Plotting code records
** START **

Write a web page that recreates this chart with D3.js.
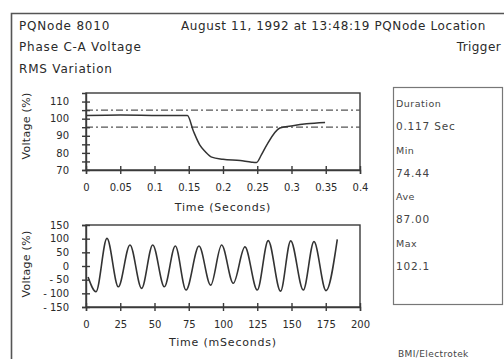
<!DOCTYPE html>
<html>
<head>
<meta charset="utf-8">
<script src="https://cdn.jsdelivr.net/npm/d3@7"></script>
<style>
  html, body { margin: 0; padding: 0; background: #fff; }
  svg { display: block; font-family: "DejaVu Sans", sans-serif; }
  .axis path, .axis line { stroke: #3a3a3a; stroke-width: 1.4; }
  .axis text { fill: #2a2a2a; font-size: 10px; font-family: "DejaVu Sans", sans-serif; }
</style>
</head>
<body>
<svg id="chart" width="504" height="359"></svg>
<script>
// RMS voltage trace (time in seconds, percent of nominal)
const rmsTime  = [0, 0.05, 0.10, 0.148, 0.157, 0.166, 0.174, 0.1835, 0.200, 0.225, 0.242, 0.249, 0.256, 0.264, 0.283, 0.302, 0.322, 0.349];
const rmsValue = [101.8, 102.1, 101.9, 101.8, 92.5, 84.7, 80.8, 77.5, 76.3, 75.5, 74.6, 74.44, 78.8, 84.7, 94.5, 95.9, 97.0, 97.8];

// Threshold limits drawn as dash-dot lines
const rmsLimits = [105, 95];

// Sampled waveform turning points (time in ms, percent)
const waveTime  = [1.5, 7.3, 15.3, 23.6, 32.1, 40.6, 48.7, 57.2, 65.2, 73.0, 82.5, 91.0, 99.0, 107.5, 116.0, 125.0, 133.0, 142.0, 149.4, 158.6, 166.4, 175.2, 183.4];
const waveValue = [-40, -94, 101, -76, 77, -82, 77, -76, 73, -88, 73, -70, 77, -63, 70, -88, 93, -92, 92, -88, 89, -90, 97];

// Tick values
const rmsXTicks  = [0, 0.05, 0.1, 0.15, 0.2, 0.25, 0.3, 0.35, 0.4];
const rmsYTicks  = [70, 75, 80, 85, 90, 95, 100, 105, 110];
const waveXTicks = [0, 25, 50, 75, 100, 125, 150, 175, 200];
const waveYTicks = [-150, -100, -50, 0, 50, 100, 150];

// Header lines and event summary
const headerLeft  = ["PQNode 8010", "Phase C-A Voltage", "RMS Variation"];
const headerRight = "August 11, 1992 at 13:48:19 PQNode Location";
const headerTrig  = "Trigger";
const statNames   = ["Duration", "Min", "Ave", "Max"];
const statValues  = ["0.117 Sec", "74.44", "87.00", "102.1"];

const svg = d3.select("#chart");
const ink = "#2a2a2a";

// Outer page frame (left and top edges visible)
svg.append("path")
  .attr("d", "M11.5,359 L11.5,13.5 L504,13.5")
  .attr("fill", "none").attr("stroke", "#555").attr("stroke-width", 1.6);

// Header text
headerLeft.forEach((t, i) => {
  svg.append("text").attr("x", 19).attr("y", [30, 51, 73][i])
    .attr("font-size", 12).attr("letter-spacing", 0.8).attr("fill", ink).text(t);
});
svg.append("text").attr("x", 181).attr("y", 30)
  .attr("font-size", 12).attr("letter-spacing", 0.6).attr("fill", ink).text(headerRight);
svg.append("text").attr("x", 501).attr("y", 51).attr("text-anchor", "end")
  .attr("font-size", 12).attr("letter-spacing", 0.4).attr("fill", ink).text(headerTrig);

function crossTicks(g, horizontal) {
  g.selectAll(".tick line").each(function() {
    const l = d3.select(this);
    if (horizontal) l.attr("y1", -4).attr("y2", 4);
    else l.attr("x1", -4).attr("x2", 4);
  });
}

// ---------- RMS panel ----------
const xR = d3.scaleLinear().domain([0, 0.4]).range([86, 360]);
const yR = d3.scaleLinear().domain([70, 115]).range([170, 93]);

svg.append("rect").attr("x", 86).attr("y", 93).attr("width", 274).attr("height", 77)
  .attr("fill", "none").attr("stroke", "#3a3a3a").attr("stroke-width", 1.4);

rmsLimits.forEach(v => {
  svg.append("line").attr("x1", xR(0)).attr("x2", xR(0.4))
    .attr("y1", yR(v)).attr("y2", yR(v))
    .attr("stroke", "#555").attr("stroke-width", 1.3)
    .attr("stroke-dasharray", "7,3,2,3");
});

svg.append("path")
  .datum(rmsTime.map((t, i) => [t, rmsValue[i]]))
  .attr("fill", "none").attr("stroke", "#333").attr("stroke-width", 1.5)
  .attr("d", d3.line().x(d => xR(d[0])).y(d => yR(d[1])).curve(d3.curveMonotoneX));

const gxR = svg.append("g").attr("class", "axis").attr("transform", "translate(0,170)")
  .call(d3.axisBottom(xR).tickValues(rmsXTicks).tickSize(4).tickPadding(10)
    .tickFormat(d => d === 0 ? "0" : String(+d.toFixed(2))));
crossTicks(gxR, true);

const gyR = svg.append("g").attr("class", "axis").attr("transform", "translate(86,0)")
  .call(d3.axisLeft(yR).tickValues(rmsYTicks).tickSize(4).tickPadding(13)
    .tickFormat(d => d % 10 === 0 ? d : ""));
crossTicks(gyR, false);

svg.append("text").attr("x", 223).attr("y", 211).attr("text-anchor", "middle")
  .attr("font-size", 11).attr("letter-spacing", 0.8).attr("fill", ink).text("Time (Seconds)");
svg.append("text").attr("transform", "translate(30,126) rotate(-90)").attr("text-anchor", "middle")
  .attr("font-size", 11).attr("letter-spacing", 0.3).attr("fill", ink).text("Voltage (%)");

// ---------- Waveform panel ----------
const xW = d3.scaleLinear().domain([0, 200]).range([86, 360]);
const yW = d3.scaleLinear().domain([-150, 150]).range([307, 225]);

svg.append("rect").attr("x", 86).attr("y", 225).attr("width", 274).attr("height", 82)
  .attr("fill", "none").attr("stroke", "#3a3a3a").attr("stroke-width", 1.4);

svg.append("path")
  .datum(waveTime.map((t, i) => [t, waveValue[i]]))
  .attr("fill", "none").attr("stroke", "#333").attr("stroke-width", 1.6)
  .attr("d", d3.line().x(d => xW(d[0])).y(d => yW(d[1])).curve(d3.curveMonotoneX));

const gxW = svg.append("g").attr("class", "axis").attr("transform", "translate(0,307)")
  .call(d3.axisBottom(xW).tickValues(waveXTicks).tickSize(4).tickPadding(10));
crossTicks(gxW, true);

const gyW = svg.append("g").attr("class", "axis").attr("transform", "translate(86,0)")
  .call(d3.axisLeft(yW).tickValues(waveYTicks).tickSize(4).tickPadding(13)
    .tickFormat(d => d < 0 ? "- " + Math.abs(d) : d));
crossTicks(gyW, false);

svg.append("text").attr("x", 223).attr("y", 346).attr("text-anchor", "middle")
  .attr("font-size", 11).attr("letter-spacing", 0.8).attr("fill", ink).text("Time (mSeconds)");
svg.append("text").attr("transform", "translate(30,264) rotate(-90)").attr("text-anchor", "middle")
  .attr("font-size", 11).attr("letter-spacing", 0.3).attr("fill", ink).text("Voltage (%)");

// ---------- Summary box ----------
svg.append("rect").attr("x", 393.5).attr("y", 87.5).attr("width", 109).attr("height", 217)
  .attr("fill", "none").attr("stroke", "#777").attr("stroke-width", 1.2);

statNames.forEach((name, i) => {
  const y0 = 107 + i * 46.5;
  svg.append("text").attr("x", 396).attr("y", y0)
    .attr("font-size", 9.5).attr("letter-spacing", 0.5).attr("fill", "#444").text(name);
  svg.append("text").attr("x", 396).attr("y", y0 + 23)
    .attr("font-size", 10.5).attr("letter-spacing", 0.8).attr("fill", "#444").text(statValues[i]);
});

svg.append("text").attr("x", 398).attr("y", 357)
  .attr("font-size", 9).attr("letter-spacing", 0.4).attr("fill", "#444").text("BMI/Electrotek");
</script>
</body>
</html>
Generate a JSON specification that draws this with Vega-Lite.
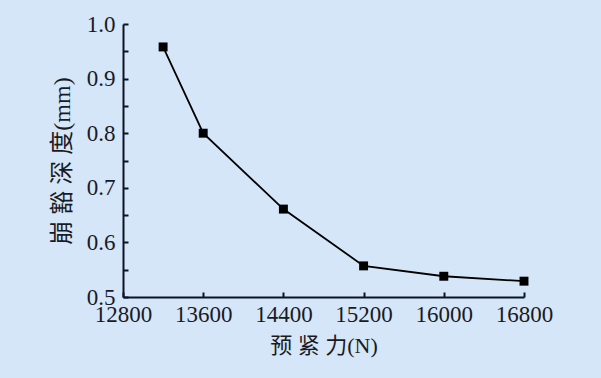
{
  "$schema": "https://vega.github.io/schema/vega-lite/v6.json",
  "width": 401,
  "height": 273,
  "autosize": {"type": "none"},
  "padding": {"left": 123, "top": 24, "right": 77, "bottom": 81},
  "background": "#d5e6f8",
  "config": {
    "view": {"stroke": null},
    "axis": {
      "domainColor": "#0b1426",
      "domainWidth": 2,
      "tickColor": "#0b1426",
      "tickWidth": 2,
      "tickSize": -5,
      "grid": false,
      "labelFont": "Liberation Serif",
      "labelFontSize": 23,
      "labelColor": "#1a1a24",
      "titleFont": "Liberation Serif, Noto Sans CJK SC",
      "titleFontWeight": "normal",
      "titleColor": "#1a1a24"
    }
  },
  "data": {
    "values": [
      {"force": 13200, "depth": 0.958},
      {"force": 13600, "depth": 0.800},
      {"force": 14400, "depth": 0.661},
      {"force": 15200, "depth": 0.557},
      {"force": 16000, "depth": 0.538},
      {"force": 16800, "depth": 0.529}
    ]
  },
  "encoding": {
    "x": {
      "field": "force",
      "type": "quantitative",
      "scale": {"domain": [12800, 16800], "nice": false, "zero": false},
      "axis": {
        "values": [12800, 13600, 14400, 15200, 16000, 16800],
        "format": "d",
        "labelPadding": 11,
        "labelFlush": false,
        "labelOverlap": false,
        "title": "预 紧 力(N)",
        "titleFontSize": 22,
        "titlePadding": 9
      }
    },
    "y": {
      "field": "depth",
      "type": "quantitative",
      "scale": {"domain": [0.5, 1.0], "nice": false, "zero": false},
      "axis": {
        "values": [0.5, 0.55, 0.6, 0.65, 0.7, 0.75, 0.8, 0.85, 0.9, 0.95, 1.0],
        "labelExpr": "abs(datum.value*10 - round(datum.value*10)) < 0.01 ? format(datum.value, '.1f') : ''",
        "labelPadding": 13,
        "labelFlush": false,
        "labelOverlap": false,
        "title": "崩 豁 深 度(mm)",
        "titleFontSize": 24,
        "titlePadding": 12
      }
    }
  },
  "layer": [
    {"mark": {"type": "line", "color": "#000000", "strokeWidth": 1.8}},
    {"mark": {"type": "square", "color": "#000000", "filled": true, "opacity": 1, "size": 80}}
  ]
}
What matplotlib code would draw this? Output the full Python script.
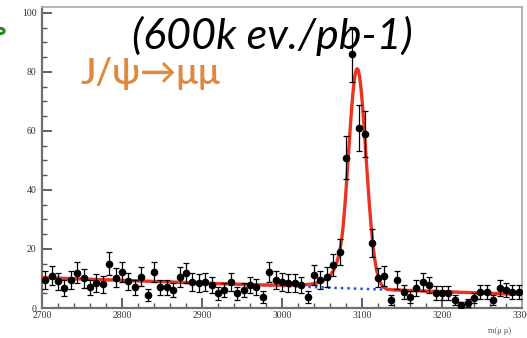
import numpy as np
import matplotlib
matplotlib.use("Agg")
import matplotlib.pyplot as plt
from matplotlib.patches import Circle

# Dimuon invariant mass spectrum, 8 MeV bins from 2700 to 3300 MeV
mass_lo, mass_hi, bin_width = 2700, 3300, 8
bin_centers = np.arange(mass_lo + bin_width / 2, mass_hi, bin_width)
counts = [
    9.5, 11.0, 9.0, 6.8, 9.5, 12.0, 10.0, 7.0, 8.5, 8.0,
    15.0, 10.2, 12.2, 9.0, 7.0, 10.6, 4.4, 12.2, 7.0, 7.0,
    6.1, 10.5, 11.9, 8.8, 8.5, 8.8, 7.8, 5.0, 6.1, 8.8,
    5.0, 6.1, 7.8, 7.1, 3.7, 12.2, 9.5, 8.8, 8.5, 8.5,
    7.8, 3.7, 11.2, 9.5, 10.5, 14.6, 19.0, 51.0, 86.0, 61.0,
    59.0, 22.0, 10.2, 10.8, 2.7, 9.5, 5.4, 3.7, 6.8, 8.8,
    7.8, 5.1, 5.1, 5.1, 2.7, 1.0, 1.7, 3.4, 5.4, 5.4,
    2.7, 6.8, 6.1, 5.4, 5.4,
]
counts = np.array(counts)
errors = np.sqrt(np.maximum(counts, 1.0))

# Fit model: linear background + Crystal Ball signal
bg_at_lo, bg_slope = 10.3, -0.0095
sig_amp, sig_mean, sig_sigma = 74.5, 3094.0, 11.0
cb_alpha, cb_n = 1.5, 3.0


def background(m):
    return bg_at_lo + bg_slope * (m - mass_lo)


def crystal_ball(m):
    t = (m - sig_mean) / sig_sigma
    a = (cb_n / cb_alpha) ** cb_n * np.exp(-cb_alpha ** 2 / 2)
    b = cb_n / cb_alpha - cb_alpha
    core = np.exp(-t ** 2 / 2)
    tail = a * np.abs(b - t) ** (-cb_n)
    return sig_amp * np.where(t > -cb_alpha, core, tail)


m_fine = np.linspace(mass_lo, mass_hi, 1200)

fig = plt.figure(figsize=(5.27, 3.38), dpi=100)
ax = fig.add_axes([42 / 527, 1 - 308 / 338, 480 / 527, 301 / 338])

ax.plot(m_fine, background(m_fine), color="#2a4fe0", lw=1.8,
        ls=(0, (1, 1.6)), zorder=2)
ax.plot(m_fine, background(m_fine) + crystal_ball(m_fine),
        color="#ec3323", lw=2.4, zorder=3)
ax.errorbar(bin_centers, counts, yerr=errors, fmt="o", color="black",
            ms=4.5, lw=0.9, capsize=2, capthick=0.9, zorder=4)

ax.set_xlim(mass_lo, mass_hi)
ax.set_ylim(0, 102)
ax.set_xticks(np.arange(2700, 3301, 100))
ax.set_xticks(np.arange(2700, 3301, 20), minor=True)
ax.set_yticks(np.arange(0, 101, 20))
ax.set_yticks(np.arange(0, 101, 5), minor=True)

tick_font = dict(family="Liberation Serif", size=7, color="#333333")
ax.set_xticklabels([str(v) for v in range(2700, 3301, 100)], **tick_font)
ax.set_yticklabels([str(v) for v in range(0, 101, 20)], **tick_font)
ax.tick_params(which="major", direction="in", length=7, width=1.3,
               color="#555555", pad=2)
ax.tick_params(axis="y", which="major", pad=4)
ax.tick_params(which="minor", direction="in", length=3.5, width=1.0,
               color="#555555")
ax.tick_params(axis="x", which="both", top=False)
ax.tick_params(axis="y", which="both", right=False)

for side in ("left", "bottom"):
    ax.spines[side].set_color("#707070")
    ax.spines[side].set_linewidth(1.6)
for side in ("top", "right"):
    ax.spines[side].set_color("#b0b0b0")
    ax.spines[side].set_linewidth(1.3)

fig.text(500 / 527, 1 - 331 / 338, "m(μ μ)", ha="center", va="center",
         family="Liberation Serif", size=6, color="#555555")

fig.text(272 / 527, 1 - 36 / 338, "(600k ev./pb-1)", ha="center",
         va="center", family="Lato", style="italic", size=31,
         color="black")
fig.text(81 / 527, 1 - 74 / 338, "J/ψ→μμ", ha="left", va="center",
         family=["Lato", "DejaVu Sans"], size=26, weight="semibold",
         color="#e0883c")

fig.add_artist(Circle((0.0, 1 - 31 / 338), 0.008, transform=fig.transFigure,
                      facecolor="none", edgecolor="#2a8a1e", lw=2.2))

fig.savefig("out.png", dpi=100)
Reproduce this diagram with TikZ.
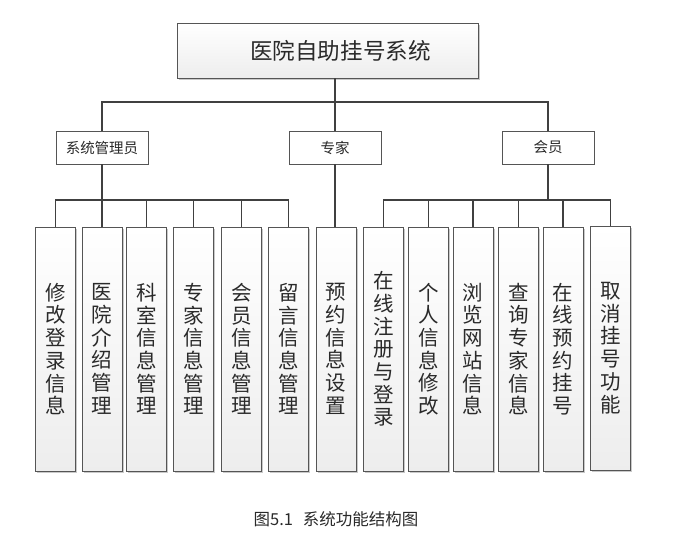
\documentclass[tikz,border=0pt]{standalone}
\usepackage{fontspec}
\setmainfont{Noto Sans CJK SC}
\usetikzlibrary{positioning,shadows}
\definecolor{linegray}{HTML}{404040}
\definecolor{boxgray}{HTML}{555555}
\definecolor{inkgray}{HTML}{2A2A2A}
\tikzset{
 link/.style={draw=linegray,line width=1.1pt},
 topbox/.style={draw=boxgray,line width=0.9pt,top color=white,bottom color=gray!14,
  minimum width=301,minimum height=55,text=inkgray,font=\fontsize{22.6}{24}\selectfont,
  drop shadow={shadow xshift=1.6pt,shadow yshift=-1.6pt,fill=gray!70,opacity=0.6}},
 rolebox/.style={draw=boxgray,line width=0.9pt,fill=white,text=inkgray,
  minimum width=92,minimum height=33,font=\fontsize{14.5}{16}\selectfont},
 funcbox/.style={draw=boxgray,line width=0.9pt,top color=white,bottom color=gray!14,
  minimum width=40,minimum height=244,inner sep=0pt,align=center,text=inkgray,
  font=\fontsize{20.5}{22.7}\selectfont,
  drop shadow={shadow xshift=1.6pt,shadow yshift=-1.6pt,fill=gray!70,opacity=0.6}},
}
\begin{document}
\begin{tikzpicture}[x=1pt,y=-1pt]
 \useasboundingbox[fill=white] (0,0) rectangle (673,554);
 \node[topbox] (sys) at (327.5,50.5) {\hspace{26pt}医院自助挂号系统};
 \node[rolebox] (gly) at (102,147.5) {系统管理员};
 \node[rolebox] (zj) at (335,147.5) {专家};
 \node[rolebox] (hy) at (548,147.5) {会员};
 \foreach \i/\x/\t in {1/55.5/修\\改\\登\\录\\信\\息,
  2/102/医\\院\\介\\绍\\管\\理,
  3/146.5/科\\室\\信\\息\\管\\理,
  4/193.5/专\\家\\信\\息\\管\\理,
  5/241.5/会\\员\\信\\息\\管\\理,
  6/288.5/留\\言\\信\\息\\管\\理,
  7/336/预\\约\\信\\息\\设\\置,
  8/383.5/在\\线\\注\\册\\与\\登\\录,
  9/428.5/个\\人\\信\\息\\修\\改,
  10/473/浏\\览\\网\\站\\信\\息,
  11/518.5/查\\询\\专\\家\\信\\息,
  12/563/在\\线\\预\\约\\挂\\号}
  \node[funcbox] (f\i) at (\x,349) {\t};
 \node[funcbox] (f13) at (610.5,348) {取\\消\\挂\\号\\功\\能};
 \draw[link] (gly.north) -- (gly.north |- 0,102) -| (hy.north);
 \draw[link] (sys.south -| zj.north) -- (zj.north);
 \draw[link] (zj.south) -- (zj.south |- f7.north);
 \draw[link] (gly.south) -- (gly.south |- 0,200);
 \draw[link] (hy.south) -- (hy.south |- 0,200);
 \draw[link] (f1.north) -- (f1.north |- 0,200) -| (f6.north);
 \draw[link] (f8.north) -- (f8.north |- 0,200) -| (f13.north);
 \foreach \i in {2,...,5,9,10,11,12}
  \draw[link] (f\i.north) -- (f\i.north |- 0,200);
 \node[text=inkgray,font=\fontsize{16.5}{18}\selectfont] (cap) at (336,519) {图5.1\hspace{0.6em}系统功能结构图};
\end{tikzpicture}
\end{document}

** END **

YOUR TASK → Go back to the lines above and output, exactly as they stand, the ones from the line containing "What matplotlib code" to the line containing "from matplotlib.patches import Circle". Leave all pictures behind.

WRITTEN SOLUTION →
What matplotlib code would draw this? Output the full Python script.
import numpy as np
import matplotlib
matplotlib.use("Agg")
import matplotlib.pyplot as plt
from matplotlib.patches import Circle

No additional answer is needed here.